Yes, I did. I bought a kit from Amazon with the new battery and various tools - it was about $20-25 for the whole thing, and the job itself was pretty easy to do - the instructions were actually pretty clear and easy to understand, and there are videos online showing you how to do it too.

 

I looked at one of those kits for my Samsung Tab 10.1 tablet. It wasn't too expensive, and I'm sure I could follow the instructions if I put my mind to it. But since I only use that tablet now to check e-mail before I get out of bed or, on rare occasions, out in the field where I have power, I just plug it into the charger about every other day and it keeps going.

 

And, yes, I'm sure the life of the battery is approximately the life of the operating system on the phone, so they want to encourage you to buy a new phone every couple of years and leave the battery and dealing with an obsolete OS that won't get updated to the refurbishers.

 

Life of the operating system is a serious consideration with phones.

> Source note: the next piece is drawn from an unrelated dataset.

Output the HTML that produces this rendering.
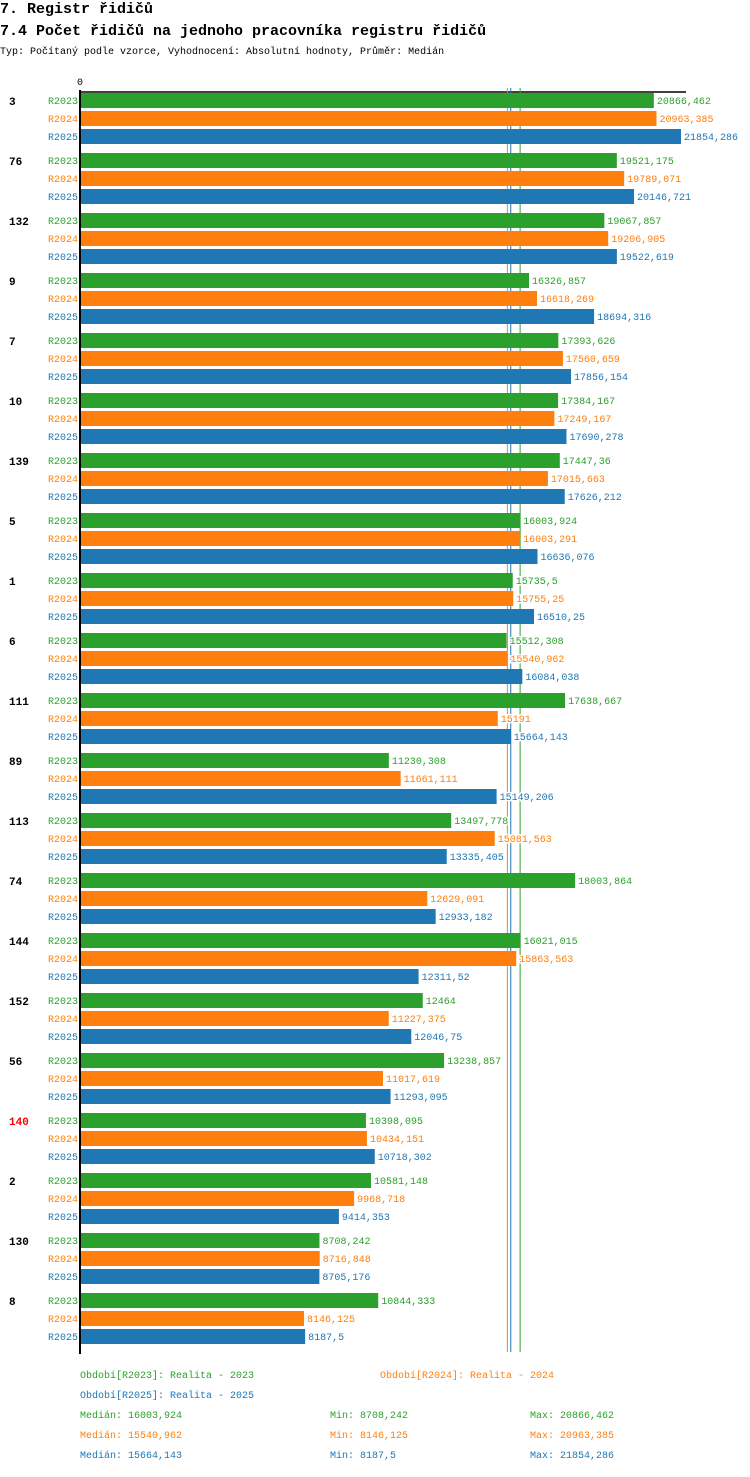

I'm still running computers with WinXP and other than web browsing, everything that used to work on it still works. And the only problem with web browsing is that they want you to upgrade the OS, so when they see you're using an old version (or an old version of the web browser) they'll just refuse to load the site contents even though most of it will work just fine. I guess they assume that everyone wants to watch high resolution video and text-based forums like this are passé.